We believe increasing volatility in the outsourcing business is expected to impact IBM’s revenue and earnings power in the near term. The company could miss revenue targets and top-line growth may decelerate going forward due to the reduction in long-term signings. Moreover, increasing competition from Dell , Oracle (ORCL - Free Report) , Hewlett-Packard (HPQ - Free Report) , EMC and NetApp (NTAP - Free Report) in the hardware segment is a cause of concern going forward.

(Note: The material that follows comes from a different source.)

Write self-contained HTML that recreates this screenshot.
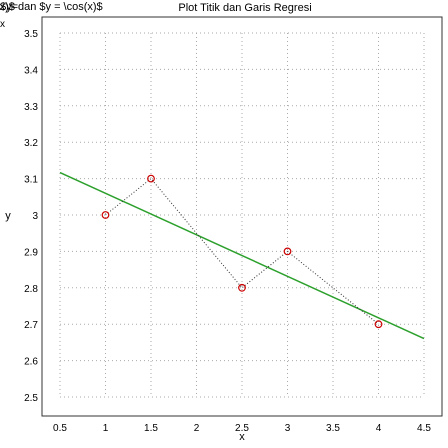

IBM’s strong market share and growth in the enterprise segment make it dependent on enterprise and government IT spending patterns. Therefore, the company’s results closely follow the industry trends. As government spending contributes a significant portion of IBM’s top line, we believe any decline in IT spending does not bode well for the company going forward.
Nonetheless, we believe that IBM remains well positioned for long-term growth based on its four key growth initiatives: smarter planet, growth markets, business analytics and cloud computing, which are expected to deliver at least $50 billion in revenues by fiscal 2015. Further, IBM’s strong product pipeline, expansion into emerging markets and continuous acquisitions will help it to achieve this target going forward.
Moreover, IBM’s restructuring efforts are making headway, resulting in an improved bottom line. Further, the combination of a better business mix, improving operating leverage through productivity gains and increased investment in growth opportunities will augment growth in 2012 and beyond.
We also remain positive on the company’s growing profit margins coupled with strong cash flow generating abilities. The company’s effort to return $20 billion in the form of dividends to its shareholders over the next five years is also commendable. Additionally, strong cash flow abilities give IBM the financial flexibility required for strategic investments in the changing business environment. Considering the company’s liquidity and emphasis on profitability, we believe IBM’s solid growth rates may be sustainable.
Currently, IBM has a Zacks #3 Rank (Hold).